The extremely difficult situation for those inside Afghanistan is compounded by the humanitarian crisis, with 97% of the population living in poverty, up from 47% in 2020. According to UN figures, 28.8 million people, more than half of the country’s population, needs humanitarian assistance to survive while 3.2 million children and 800,000 pregnant and breastfeeding women are malnourished. While broad cuts to aid that primarily harm people living in Afghanistan rather than the Taliban have not helped, the Taliban’s ban on women humanitarian staff from working in non-governmental organisations and the UN has denied effective support to those who are most in need, particularly women-headed households. According to UN Office for the Coordination of Humanitarian Affairs (OCHA), “[t]he series of restrictions levied on women is exacerbating existing vulnerabilities faced by women and girls as well as women-headed households.” OCHA found that 48% of women-headed households have a poor Food Consumption Score (FCS) compared to 39% of male-headed households.

The Taliban should be pressured to end violations and repression and be held accountable for their alleged crimes under international law, including investigation of whether the crime against humanity of gender persecution against women and girls has been committed.
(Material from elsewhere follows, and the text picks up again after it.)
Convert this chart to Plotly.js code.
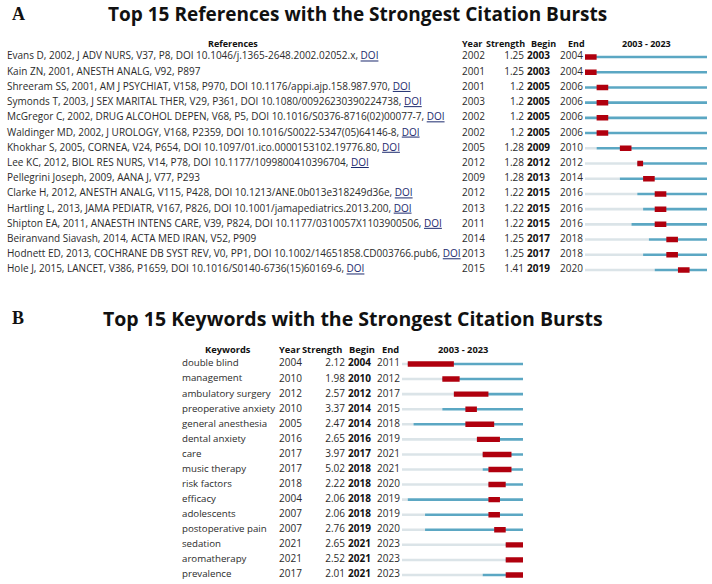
<!DOCTYPE html>
<html>
<head>
<meta charset="utf-8">
<script src="https://cdn.plot.ly/plotly-3.0.1.min.js"></script>
<style>html,body{margin:0;padding:0;background:#fff;}#chart{width:712px;height:584px;}</style>
</head>
<body>
<div id="chart"></div>
<script>
// ---------- Panel A data: references ----------
const refLabels = [
  "Evans D, 2002, J ADV NURS, V37, P8, DOI 10.1046/j.1365-2648.2002.02052.x, DOI",
  "Kain ZN, 2001, ANESTH ANALG, V92, P897",
  "Shreeram SS, 2001, AM J PSYCHIAT, V158, P970, DOI 10.1176/appi.ajp.158.987.970, DOI",
  "Symonds T, 2003, J SEX MARITAL THER, V29, P361, DOI 10.1080/00926230390224738, DOI",
  "McGregor C, 2002, DRUG ALCOHOL DEPEN, V68, P5, DOI 10.1016/S0376-8716(02)00077-7, DOI",
  "Waldinger MD, 2002, J UROLOGY, V168, P2359, DOI 10.1016/S0022-5347(05)64146-8, DOI",
  "Khokhar S, 2005, CORNEA, V24, P654, DOI 10.1097/01.ico.0000153102.19776.80, DOI",
  "Lee KC, 2012, BIOL RES NURS, V14, P78, DOI 10.1177/1099800410396704, DOI",
  "Pellegrini Joseph, 2009, AANA J, V77, P293",
  "Clarke H, 2012, ANESTH ANALG, V115, P428, DOI 10.1213/ANE.0b013e318249d36e, DOI",
  "Hartling L, 2013, JAMA PEDIATR, V167, P826, DOI 10.1001/jamapediatrics.2013.200, DOI",
  "Shipton EA, 2011, ANAESTH INTENS CARE, V39, P824, DOI 10.1177/0310057X1103900506, DOI",
  "Beiranvand Siavash, 2014, ACTA MED IRAN, V52, P909",
  "Hodnett ED, 2013, COCHRANE DB SYST REV, V0, PP1, DOI 10.1002/14651858.CD003766.pub6, DOI",
  "Hole J, 2015, LANCET, V386, P1659, DOI 10.1016/S0140-6736(15)60169-6, DOI"
];
const refYear     = [2002, 2001, 2001, 2003, 2002, 2002, 2005, 2012, 2009, 2012, 2013, 2011, 2014, 2013, 2015];
const refStrength = ["1.25","1.25","1.2","1.2","1.2","1.2","1.28","1.28","1.28","1.22","1.22","1.22","1.25","1.25","1.41"];
const refBegin    = [2003, 2003, 2005, 2005, 2005, 2005, 2009, 2012, 2013, 2015, 2015, 2015, 2017, 2017, 2019];
const refEnd      = [2004, 2004, 2006, 2006, 2006, 2006, 2010, 2012, 2014, 2016, 2016, 2016, 2018, 2018, 2020];

// ---------- Panel B data: keywords ----------
const kwLabels = ["double blind","management","ambulatory surgery","preoperative anxiety","general anesthesia",
  "dental anxiety","care","music therapy","risk factors","efficacy","adolescents","postoperative pain",
  "sedation","aromatherapy","prevalence"];
const kwYear     = [2004, 2010, 2012, 2010, 2005, 2016, 2017, 2017, 2018, 2004, 2007, 2007, 2021, 2021, 2017];
const kwStrength = ["2.12","1.98","2.57","3.37","2.47","2.65","3.97","5.02","2.22","2.06","2.06","2.76","2.65","2.52","2.01"];
const kwBegin    = [2004, 2010, 2012, 2014, 2014, 2016, 2017, 2018, 2018, 2018, 2018, 2019, 2021, 2021, 2021];
const kwEnd      = [2011, 2012, 2017, 2015, 2018, 2019, 2021, 2021, 2020, 2019, 2019, 2020, 2023, 2023, 2023];

const headers = ["Year", "Strength", "Begin", "End"];
const yearStart = 2003, yearEnd = 2023;

// ---------- layout geometry ----------
const W = 712, H = 584;
const FONT = "Open Sans, sans-serif";
const TXT = "#2b2b2b";
const RED = "#b0000e", BLUE = "#5ba7c3", GREY = "#dbe4e8";

function yDomain(row0px, step, lo, hi) {
  const top = row0px + lo * step, bot = row0px + hi * step;
  return [Math.max(0, 1 - bot / H), Math.min(1, 1 - top / H)];
}
const A = {row0: 57, step: 15.214, lab: 7, year: 462, strR: 524, begin: 527, end: 560, bar: [585, 707], hdrY: -0.9,
           hYear: 460, hStrR: 527, hBegin: 529, hEnd: 566, refCenter: 233, labFs: 10, fs: 10, hFs: 9};
const B = {row0: 364, step: 15.07, lab: 182, year: 279, strR: 345, begin: 348, end: 377, bar: [402, 523], hdrY: -0.98,
           hYear: 277, hStrR: 344, hBegin: 347, hEnd: 380, refCenter: 228, labFs: 9.7, fs: 10, hFs: 9.3};

function idx(n) { return Array.from({length: n}, (_, i) => i); }

function fmtRef(s) {
  return s.replace(/, DOI$/, ', <span style="text-decoration:underline;fill:#1c2a6e">DOI</span>');
}

function panelTraces(P, labels, yr, str, beg, end, xa, ya, xb) {
  const rows = idx(labels.length);
  const tf = {family: FONT, size: P.fs, color: TXT};
  const common = {type: "scatter", mode: "text", xaxis: xa, yaxis: ya, hoverinfo: "skip", showlegend: false, cliponaxis: false, textfont: tf};
  const t = [];
  t.push(Object.assign({}, common, {x: rows.map(() => P.lab), y: rows, text: labels.map(fmtRef), textposition: "middle right",
    textfont: {family: FONT, size: P.labFs, color: TXT}}));
  t.push(Object.assign({}, common, {x: rows.map(() => P.year), y: rows, text: yr.map(String), textposition: "middle right"}));
  t.push(Object.assign({}, common, {x: rows.map(() => P.strR), y: rows, text: str, textposition: "middle left"}));
  t.push(Object.assign({}, common, {x: rows.map(() => P.begin), y: rows, text: beg.map(v => "<b>" + v + "</b>"), textposition: "middle right",
    textfont: {family: FONT, size: P.fs, color: "#111"}}));
  t.push(Object.assign({}, common, {x: rows.map(() => P.end), y: rows, text: end.map(String), textposition: "middle right"}));
  const barC = {type: "bar", orientation: "h", xaxis: xb, yaxis: ya, hoverinfo: "skip", showlegend: false};
  const greyBase = rows.map(() => yearStart);
  const greyLen = yr.map(v => Math.max(0, v - yearStart));
  const blueBase = yr.map(v => Math.max(v, yearStart));
  const blueLen = blueBase.map(v => yearEnd + 1 - v);
  t.push(Object.assign({}, barC, {y: rows, base: greyBase, x: greyLen, width: 0.17, marker: {color: GREY, line: {width: 0}}}));
  t.push(Object.assign({}, barC, {y: rows, base: blueBase, x: blueLen, width: 0.17, marker: {color: BLUE, line: {width: 0}}}));
  t.push(Object.assign({}, barC, {y: rows, base: beg, x: beg.map((b, i) => end[i] + 1 - b), width: 0.36, marker: {color: RED, line: {width: 0}}}));
  return t;
}

const data = [].concat(
  panelTraces(A, refLabels, refYear, refStrength, refBegin, refEnd, "x", "y", "x3"),
  panelTraces(B, kwLabels, kwYear, kwStrength, kwBegin, kwEnd, "x2", "y2", "x4")
);

function headerAnns(P, firstTitle, xr, yr) {
  const f = {family: FONT, size: P.hFs, color: "#111"};
  const base = {xref: xr, yref: yr, y: P.hdrY, showarrow: false, yanchor: "middle", font: f};
  return [
    Object.assign({}, base, {x: P.refCenter, text: "<b>" + firstTitle + "</b>", xanchor: "center"}),
    Object.assign({}, base, {x: P.hYear, text: "<b>" + headers[0] + "</b>", xanchor: "left"}),
    Object.assign({}, base, {x: P.hStrR, text: "<b>" + headers[1] + "</b>", xanchor: "right"}),
    Object.assign({}, base, {x: P.hBegin, text: "<b>" + headers[2] + "</b>", xanchor: "left"}),
    Object.assign({}, base, {x: P.hEnd, text: "<b>" + headers[3] + "</b>", xanchor: "left"}),
    Object.assign({}, base, {x: (P.bar[0] + P.bar[1]) / 2, text: "<b>" + yearStart + " - " + yearEnd + "</b>", xanchor: "center"})
  ];
}

const hidden = {visible: false, fixedrange: true, showgrid: false, zeroline: false};
const layout = {
  width: W, height: H,
  margin: {l: 0, r: 0, t: 0, b: 0},
  paper_bgcolor: "#fff", plot_bgcolor: "rgba(0,0,0,0)",
  barmode: "overlay",
  showlegend: false,
  xaxis:  Object.assign({}, hidden, {domain: [0, 1], range: [0, W], anchor: "y"}),
  xaxis2: Object.assign({}, hidden, {domain: [0, 1], range: [0, W], anchor: "y2"}),
  xaxis3: Object.assign({}, hidden, {domain: [A.bar[0] / W, A.bar[1] / W], range: [yearStart, yearEnd + 1], anchor: "y"}),
  xaxis4: Object.assign({}, hidden, {domain: [B.bar[0] / W, B.bar[1] / W], range: [yearStart, yearEnd + 1], anchor: "y2"}),
  yaxis:  Object.assign({}, hidden, {domain: yDomain(A.row0, A.step, -2, 15), range: [15, -2], anchor: "x"}),
  yaxis2: Object.assign({}, hidden, {domain: yDomain(B.row0, B.step, -2, 14.55), range: [14.55, -2], anchor: "x2"}),
  annotations: [].concat(
    [
      {xref: "paper", yref: "paper", x: 10 / W, y: 1 - 14 / H, xanchor: "left", yanchor: "middle", showarrow: false,
       text: "<b>A</b>", font: {family: "Liberation Serif, serif", size: 18, color: "#111"}},
      {xref: "paper", yref: "paper", x: 357 / W, y: 1 - 14 / H, xanchor: "center", yanchor: "middle", showarrow: false,
       text: "<b>Top 15 References with the Strongest Citation Bursts</b>", font: {family: FONT, size: 19, color: "#111"}},
      {xref: "paper", yref: "paper", x: 10 / W, y: 1 - 318 / H, xanchor: "left", yanchor: "middle", showarrow: false,
       text: "<b>B</b>", font: {family: "Liberation Serif, serif", size: 18, color: "#111"}},
      {xref: "paper", yref: "paper", x: 353 / W, y: 1 - 318 / H, xanchor: "center", yanchor: "middle", showarrow: false,
       text: "<b>Top 15 Keywords with the Strongest Citation Bursts</b>", font: {family: FONT, size: 19.5, color: "#111"}}
    ],
    headerAnns(A, "References", "x", "y"),
    headerAnns(B, "Keywords", "x2", "y2")
  )
};

Plotly.newPlot("chart", data, layout, {staticPlot: true, displayModeBar: false});
</script>
</body>
</html>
The voices of people in Afghanistan and those who have been forced to leave the country must be heard in their calls for an end to the grave rights violations and for justice and redress. To this effect, the International Criminal Court prosecutor should ensure that his office’s investigation and any resulting prosecutions address all patterns of underlying criminality by all parties to armed conflicts in Afghanistan, including crimes allegedly committed by the Taliban against women and children, in line with the court’s Policy on the Crime of Gender Persecution and Policy on Children. Additionally, judicial authorities in third states should explore pursuing criminal cases against individuals credibly implicated in serious crimes based on the principle of universal jurisdiction in accordance with national laws.

The international community should be more consistent and effective in their response to Taliban violations, including pushing urgently for an end to violent reprisals and the release of those currently held arbitrarily in Taliban detention. The international community should also heed demands for a more robust accountability mechanism for investigation and evidence collection regarding human rights violations and renewing and strengthening the mandate of the Special Rapporteur on the situation of human rights in Afghanistan with additional resources to maintain scrutiny on the human rights situation in Afghanistan. For those Afghans in transit or in neighbouring countries, governments should do more to protect them, including ending deportations and expanding and accelerating programs to resettle vulnerable Afghans to third countries.

Finally, the Taliban, as de-facto authorities, are still responsible for the international treaties that Afghanistan has ratified and therefore are responsible for fulfilling the obligations emanating from the international human rights and humanitarian treaties to which Afghanistan is a party. The international community should unanimously and firmly hold its position that there is only one outcome acceptable: there must be justice, accountability, and reparation for all grave human rights violations in Afghanistan.